Here is why Athens is taking the axe to state jobs: Greece’s public sector employs around 700,000 or 800,000 people. Exact estimates are hard to find. What is certain is the drain this has placed on the small country’s finances, starting in the 1980s.

Both the left and right in politics used the system, rewarding supporters with jobs. With every political power shift, the public sector grew, as more people were hired.

Haralambos Koutalakis, a lecturer on public administration at Athens University, said: “Over the years the two big parties have created a large public sector mainly with clientelistic processes of employing people and that is going to be very difficult to change because it requires a whole reorganisation of the way that services are run and of the way that things are done in the public sector.”
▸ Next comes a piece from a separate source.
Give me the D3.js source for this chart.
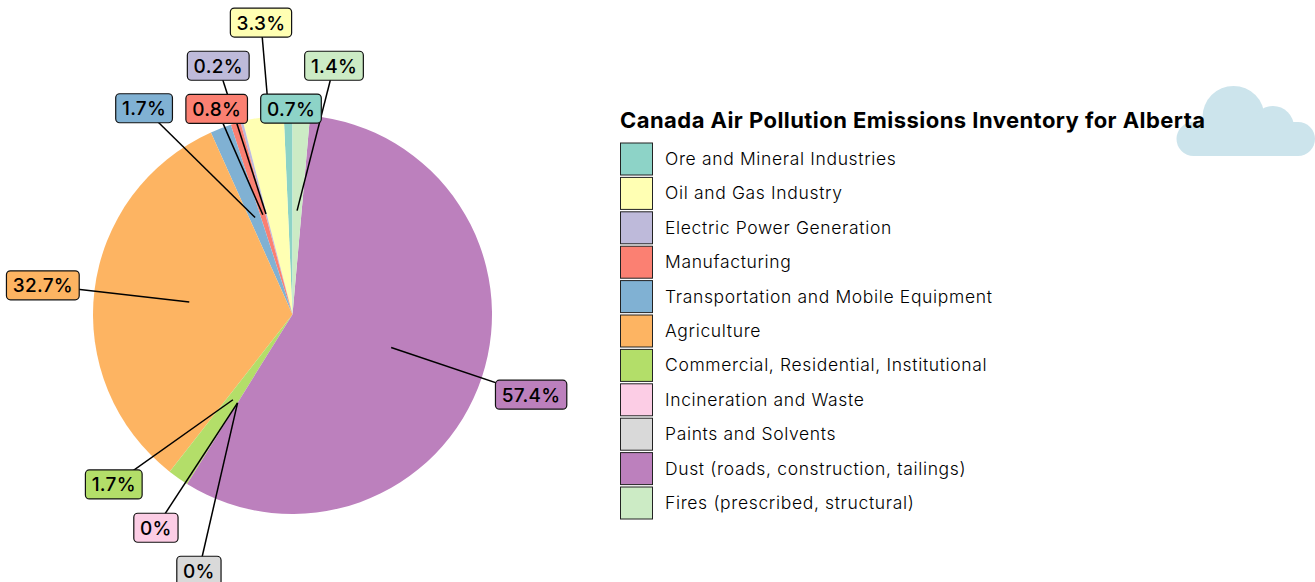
<!DOCTYPE html>
<html><head><meta charset="utf-8">
<script src="https://cdn.jsdelivr.net/npm/d3@7/dist/d3.min.js"></script>
<style>
html,body{margin:0;padding:0;background:#fff;overflow:hidden}
svg{display:block}
text{font-family:Inter,"Open Sans",sans-serif;fill:#000}
</style></head><body>
<div id="chart"></div>
<script>
const title = "Canada Air Pollution Emissions Inventory for Alberta";
const categories = ["Ore and Mineral Industries","Oil and Gas Industry","Electric Power Generation","Manufacturing","Transportation and Mobile Equipment","Agriculture","Commercial, Residential, Institutional","Incineration and Waste","Paints and Solvents","Dust (roads, construction, tailings)","Fires (prescribed, structural)"];
const values = [0.7,3.3,0.2,0.8,1.7,32.7,1.7,0,0,57.4,1.4];
const colors = ["#8dd3c7","#ffffb3","#bebada","#fb8072","#80b1d3","#fdb462","#b3de69","#fccde5","#d9d9d9","#bc80bd","#ccebc5"];
// layout only: how far each label was dodged from its radial position, and how much of each leader is drawn
const labelNudges = [[4,44],[5.3,-44.7],[-10.5,-7],[-4.5,34],[-58.5,27],[-1.5,1],[-35.5,-35],[-4.5,1],[38.5,44],[1.5,1],[30.5,1]];
const leaderReach = [0,0.41,1,1,1,1,1,1,1,1,1];

const W=1315,H=582,cx=292.5,cy=314.5,R=199.5;
const svg=d3.select("#chart").append("svg").attr("width",W).attr("height",H);

// cloud
const cloud=svg.append("g").attr("fill","#cce4ec");
[[1233.5,117,31],[1273,127,21]].forEach(c=>cloud.append("circle").attr("cx",c[0]).attr("cy",c[1]).attr("r",c[2]));
cloud.append("rect").attr("x",1176.5).attr("y",122).attr("width",138.5).attr("height",34).attr("rx",17);

const color=d3.scaleOrdinal(categories,colors);
const pie=d3.pie().sort(null).startAngle(0).endAngle(-2*Math.PI).value(d=>d.value);
const rows=categories.map((c,i)=>({name:c,value:values[i],i}));
const arcs=pie(rows);
const arc=d3.arc().innerRadius(0).outerRadius(R);
const g=svg.append("g").attr("transform",`translate(${cx},${cy})`);
g.selectAll("path").data(arcs).join("path").attr("d",arc).attr("fill",d=>color(d.data.name));

const innerArc=d3.arc().innerRadius(104).outerRadius(104);
const outerArc=d3.arc().innerRadius(250).outerRadius(250);
const labelPos=d=>{const p=outerArc.centroid(d),n=labelNudges[d.data.i];return [p[0]+n[0],p[1]+n[1]];};

g.selectAll("line").data(arcs).join("line")
 .attr("x1",d=>labelPos(d)[0]).attr("y1",d=>labelPos(d)[1])
 .attr("x2",d=>{const a=labelPos(d),b=innerArc.centroid(d),k=leaderReach[d.data.i];return a[0]+(b[0]-a[0])*k;})
 .attr("y2",d=>{const a=labelPos(d),b=innerArc.centroid(d),k=leaderReach[d.data.i];return a[1]+(b[1]-a[1])*k;})
 .attr("stroke","#000").attr("stroke-width",1.5);

const labels=g.selectAll("g.lab").data(arcs).join("g").attr("class","lab")
 .attr("transform",d=>`translate(${labelPos(d)})`);
labels.append("rect").attr("stroke","#111").attr("stroke-width",1.2).attr("rx",4)
 .attr("fill",d=>color(d.data.name));
labels.append("text").attr("text-anchor","middle").attr("y",7)
 .style("font-size","19px").style("font-weight",500).style("letter-spacing","0.3px")
 .text(d=>d.data.value+"%");
labels.each(function(){
  const s=d3.select(this),w=s.select("text").node().getComputedTextLength()+12.5;
  s.select("rect").attr("x",-w/2).attr("y",-14.5).attr("width",w).attr("height",29);
});

// legend
svg.append("text").attr("x",620).attr("y",128).style("font-size","22px").style("font-weight",700)
 .style("letter-spacing","0.45px").text(title);
const y=d3.scalePoint().domain(categories).range([159,503]);
const leg=svg.selectAll("g.leg").data(categories).join("g").attr("class","leg")
 .attr("transform",d=>`translate(620,${y(d)})`);
leg.append("rect").attr("x",0.5).attr("y",-16).attr("width",32).attr("height",32)
 .attr("fill",d=>color(d)).attr("stroke","#222");
leg.append("text").attr("x",45).attr("y",6).style("font-size","17.5px").style("font-weight",300)
 .style("letter-spacing","0.65px").text(d=>d);
</script></body></html>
About 20 percent of the working population is some sort of civil servant, in a job that has been guaranteed for life under the constitution. Today’s plan under the Socialist government is to reduce salaries and staff numbers by 20 percent by 2015. It is looking at putting 30,000 workers into what it is calling a “labour reserve”, paying them 60 percent of their salaries for 12 months, while they are supposed to find other work, and then giving them the sack.

The layoffs would be a break with the constitution. This was established a hundred years ago, to end the practice of incoming governments firing employees under the previous one.

The public sector is bloated and inefficient but getting a job in it has been a national prize for decades. While the Greek average monthly wage is around 700 euros, a civil servant starts at 800, and bonuses can push that to 1,300 a month.

Koutalakis said: “There is a huge amount of voters of both big parties who are working for the public sector and this of course is going to cost them politically. Today the Greeks don’t see any perspective – any way out of this crisis and that is very important, because it explains a lot. It explains the consensus, it explains the moral of getting through this difficult time. I think that’s pretty much hard work for any government but I think they have to work on it.”

Civil servants will fight to keep their rights, though even if they lose them, it is no guarantee it will save the country, as the debt crisis and political crisis merge further.

The current plan calls for many tens of thousands of more public job cuts in the next four years.